Dear Son, greetings and apostolic blessing.

We have gladly read the response of Your Eminence to the group of young Catholics who questioned you on the matter of the "Action française". We have found in it a new and high testimony of the pastoral care and fatherly vigilance of Your Eminence for the good of souls and, particularly, of youth, threatened ceaselessly in our days. Your Eminence indicates, in fact, a danger that is as grave in this case as it touches, more or less directly, and without it appearing so, upon the Catholic faith and morals;

it could unwittingly cause the deviation of the true Catholic spirit, the fervor and the piety of the youth, and, in writings as in words, offend the frailty of their purity; in a word, it could lessen the perfection of Christian practice and, even more, the apostolate of a true "Catholic action", to which all the faithful, the youth most of all, are called to aid actively for the extension and the consolidation of the kingdom of Christ in individuals, in family, and in society.

It is thus very appropriate that Your Eminence leaves aside purely political questions, as for instance the form of government.

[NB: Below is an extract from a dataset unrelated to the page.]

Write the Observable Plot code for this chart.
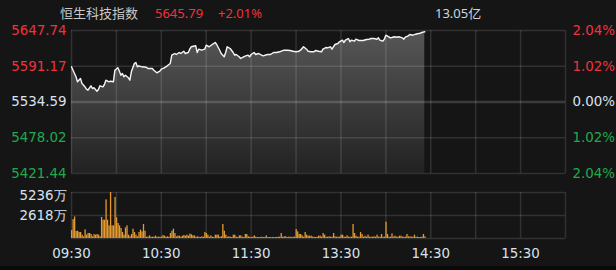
<!DOCTYPE html>
<html><head><meta charset="utf-8">
<script src="https://cdn.jsdelivr.net/npm/d3@7"></script>
<script src="https://cdn.jsdelivr.net/npm/@observablehq/plot@0.6"></script>
<style>
html,body{margin:0;padding:0;background:#151515;}
#wrap{position:relative;width:616px;height:270px;overflow:hidden;background:#151515;}
.hdr{position:absolute;top:3px;font-size:13px;font-family:"Noto Sans","Noto Sans CJK SC",sans-serif;white-space:nowrap;line-height:20px;}
#price,#vol{position:absolute;left:0;}
#price{top:0;}
#vol{top:180px;}
#bottom{position:absolute;left:0;top:266px;width:616px;height:4px;background:#0a0a0a;}
svg{overflow:visible;}
</style></head><body>
<div id="wrap">
  <div class="hdr" id="hName" style="left:60px;color:#c9c9c9"></div>
  <div class="hdr" id="hPrice" style="left:155px;color:#f0323c"></div>
  <div class="hdr" id="hChg" style="left:218px;color:#f0323c"></div>
  <div class="hdr" id="hTurn" style="left:435px;color:#cfd6de"></div>
  <div id="price"></div>
  <div id="vol"></div>
  <div id="bottom"></div>
</div>
<script>
// ---- data ----
const indexName = "恒生科技指数";
const lastPrice = "5645.79";
const changePct = "+2.01%";
const turnover = "13.05亿";
const prevClose = 5534.59;
const priceTicks = [5647.74, 5591.17, 5534.59, 5478.02, 5421.44];
const pctLabels = ["2.04%", "1.02%", "0.00%", "1.02%", "2.04%"];
const timeTicks = [0, 60, 120, 180, 240, 300];
const timeLabels = ["09:30", "10:30", "11:30", "13:30", "14:30", "15:30"];
const gridMinutes = [0, 30, 60, 90, 120, 150, 180, 210, 240, 270, 300, 330];
const volTicks = [5236, 2618];
const volLabels = ["5236万", "2618万"];

// trading minute since 09:30 (lunch break removed)
const minutes = [
  0,1,3,4,6,7,9,10,11,13,
  14,15,17,18,19,21,22,23,25,26,
  28,29,31,32,33,34,35,36,38,39,
  40,42,43,44,45,47,50,51,54,55,
  57,59,60,62,64,66,67,69,70,72,
  73,75,76,78,79,80,83,84,85,87,
  89,90,92,94,96,97,99,100,102,103,
  104,106,108,109,110,112,113,115,116,118,
  119,120,122,123,125,127,128,131,133,135,
  137,139,142,144,146,148,150,152,153,155,
  157,158,160,162,163,165,167,168,170,171,
  173,174,175,176,178,179,181,182,183,185,
  186,187,189,190,192,194,195,197,199,200,
  202,204,205,206,208,209,210,212,213,214,
  216,217,219,221,222,223,225,226,228,230,
  231,233,234,235,236
];
const prices = [
  5590.30,5584.91,5574.47,5566.56,5571.78,5563.87,5558.64,5554.85,5553.26,5560.23,
  5555.95,5557.06,5551.68,5554.37,5560.23,5558.64,5562.28,5569.09,5566.56,5567.51,
  5566.56,5584.91,5588.71,5583.33,5577.00,5579.69,5574.47,5577.00,5572.89,5569.09,
  5582.38,5595.52,5597.10,5590.30,5591.88,5590.30,5589.66,5587.60,5587.60,5584.91,
  5580.80,5583.33,5586.50,5588.71,5591.88,5595.52,5608.65,5611.34,5609.76,5612.92,
  5611.34,5614.98,5611.34,5612.92,5618.15,5621.95,5623.53,5612.92,5618.15,5616.56,
  5618.15,5624.48,5621.95,5625.58,5628.75,5625.58,5616.56,5611.34,5606.12,5612.92,
  5621.95,5619.25,5612.92,5608.65,5609.76,5606.12,5603.43,5606.12,5607.07,5608.65,
  5606.12,5609.76,5612.92,5609.76,5611.34,5608.65,5607.70,5609.76,5609.76,5612.92,
  5612.92,5614.03,5616.56,5616.56,5616.09,5614.98,5614.03,5614.98,5616.56,5621.95,
  5618.15,5614.98,5614.03,5614.03,5616.09,5614.98,5614.03,5618.15,5620.84,5620.36,
  5621.95,5618.15,5621.95,5625.58,5627.17,5629.86,5632.39,5628.75,5632.39,5635.08,
  5629.86,5632.39,5630.81,5633.97,5631.91,5631.91,5631.91,5633.50,5633.97,5635.08,
  5635.08,5633.97,5636.19,5632.39,5630.81,5633.97,5640.30,5637.77,5636.19,5636.66,
  5637.77,5637.14,5637.77,5636.19,5633.97,5637.14,5639.35,5641.41,5640.30,5641.88,
  5642.52,5643.47,5644.57,5645.20,5645.79
];
// per-minute volume (万), minute 0..236
const volumes = [
  900,2150,2450,800,830,680,680,380,190,985,
  380,570,570,455,190,455,380,455,380,190,
  2390,2085,2085,4400,2085,1440,5236,1440,1440,4660,
  2350,1700,1440,1140,680,380,1210,1440,380,190,
  455,1060,680,380,190,680,950,760,1590,830,
  150,150,300,150,150,150,265,150,150,150,
  150,340,265,150,190,150,570,830,1060,570,
  190,265,265,150,265,340,265,380,265,500,
  420,300,300,150,190,150,115,190,150,680,
  570,380,150,300,150,115,380,380,380,150,
  190,1590,830,380,150,190,150,115,380,380,
  150,115,300,300,150,115,455,455,190,150,
  115,150,300,150,115,115,115,150,115,115,
  300,115,115,115,115,115,115,115,150,150,
  570,150,190,190,115,150,150,115,150,150,
  1020,760,455,455,300,150,680,380,265,265,
  265,150,150,115,150,265,265,150,570,380,
  150,150,190,150,150,570,190,150,150,150,
  380,380,150,150,300,150,150,150,1590,570,
  265,150,150,680,455,150,265,150,380,150,
  150,150,190,150,380,150,150,455,150,150,
  1850,455,150,150,530,150,265,150,150,265,
  265,150,150,150,455,190,190,150,150,380,
  150,150,115,115,150,455,190
];

// ---- styles ----
const UP = "#f0323c", DOWN = "#1fab4c", FLAT = "#d8e3ee";
const GRID = "rgba(255,255,255,0.12)";
const AXFONT = "DejaVu Sans";
const AXSIZE = 13.4;
const W = 616, ML = 71, MR = 51;
const priceColor = d => d > prevClose ? UP : d < prevClose ? DOWN : FLAT;

document.getElementById("hName").textContent = indexName;
document.getElementById("hPrice").textContent = lastPrice;
document.getElementById("hChg").textContent = changePct;
document.getElementById("hTurn").textContent = turnover;

const priceData = minutes.map((t, i) => ({t, p: prices[i]}));
const volData = volumes.map((v, t) => ({t, v}));

const gradDefs = () => {
  const defs = document.createElementNS("http://www.w3.org/2000/svg", "defs");
  defs.innerHTML = '<linearGradient id="areaGrad" gradientUnits="userSpaceOnUse" x1="0" y1="30" x2="0" y2="173">' +
    '<stop offset="0" stop-color="#575757"/><stop offset="1" stop-color="#222222"/></linearGradient>';
  return defs;
};

const pricePlot = Plot.plot({
  width: W, height: 180,
  marginLeft: ML, marginRight: MR, marginTop: 30, marginBottom: 7,
  style: {background: "transparent", overflow: "visible"},
  x: {domain: [0, 330], axis: null},
  y: {domain: [priceTicks[4], priceTicks[0]], axis: null},
  color: {type: "identity"},
  marks: [
    gradDefs,
    Plot.areaY(priceData, {x: "t", y1: priceTicks[4], y2: "p", fill: "url(#areaGrad)"}),
    Plot.ruleX(gridMinutes, {stroke: GRID, strokeWidth: 1.5}),
    Plot.ruleY(priceTicks.filter(d => d !== prevClose), {stroke: GRID, strokeWidth: 1.5}),
    Plot.ruleY([prevClose], {stroke: "rgba(255,255,255,0.16)", strokeWidth: 2.5}),
    Plot.line(priceData, {x: "t", y: "p", stroke: "#f4f4f4", strokeWidth: 1.4}),
    Plot.text(priceTicks, {x: 0, y: d => d, text: d => d.toFixed(2), textAnchor: "end", dx: -5,
      fill: priceColor, fontSize: AXSIZE, fontFamily: AXFONT}),
    Plot.text(priceTicks, {x: 330, y: d => d, text: (d, i) => pctLabels[i], textAnchor: "start", dx: 7,
      fill: priceColor, fontSize: AXSIZE, fontFamily: AXFONT})
  ]
});
document.getElementById("price").appendChild(pricePlot);

const volPlot = Plot.plot({
  width: W, height: 90,
  marginLeft: ML, marginRight: MR, marginTop: 12, marginBottom: 32,
  style: {background: "transparent", overflow: "visible"},
  x: {domain: [0, 330], axis: null},
  y: {domain: [0, volTicks[0]], axis: null},
  marks: [
    Plot.ruleX(gridMinutes, {stroke: GRID, strokeWidth: 1.5}),
    Plot.ruleY([0, volTicks[1], volTicks[0]], {stroke: GRID, strokeWidth: 1.5}),
    Plot.rectY(volData, {x1: "t", x2: d => d.t + 1, y: "v", fill: "#e59a30", insetRight: 0.2}),
    Plot.text([volTicks[0]], {x: 0, y: d => d, text: () => volLabels[0], textAnchor: "end", dx: -5,
      dy: 3, fill: FLAT, fontSize: AXSIZE, fontFamily: AXFONT}),
    Plot.text([volTicks[1]], {x: 0, y: d => d, text: () => volLabels[1], textAnchor: "end", dx: -5,
      fill: FLAT, fontSize: AXSIZE, fontFamily: AXFONT}),
    Plot.text(timeTicks, {x: d => d, y: 0, text: (d, i) => timeLabels[i], dy: 15,
      fill: FLAT, fontSize: AXSIZE, fontFamily: AXFONT})
  ]
});
document.getElementById("vol").appendChild(volPlot);
</script>
</body></html>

On that, the Church leaves to each one his own just liberty. But he is not equally free, on the other hand, Your Eminence rightly remarks, to blindly follow the rulers of the "Action française" in matters related to faith and morals. Your Eminence rightly lists and condemns (in not only ancient publications) the signs of a new religious, moral, and social system, for instance regarding the notion of God, of the Incarnation, of the Church, and, generally, of Catholic dogma and morals, mainly in their necessary relations with politics, which is logically subordinated to morals. In substance, there is, in these manifestations [of Action française], traces of a rebirth of Paganism, to which is linked the Naturalism that these authors have placed, unconsciously, we believe, as so many of their contemporaries, in the public schooling of this modern and secular school, poisoner of youth, against which they themselves fight often so ardently.

Always anxious in the light of the dangers appearing from all parts to this dear youth, particularly from these detrimental tendencies, even if inspired by a good that undoubtedly is the praiseworthy love of country, we are pleased with the voices that, even outside of France, have arisen to caution and warn about it; we also do not doubt that all these young people will listen to your voice of Bishop and of Prince of the Church; in it and with it, they will listen to the very voice of the common Father of all the faithful. It is with this trust that We heartily grant to you, as well as to your Clergy and your faithful, the Apostolic Blessing.

Granted in Rome, next to Saint Peter's, on September 5, 1926, the fifth of our Pontificate.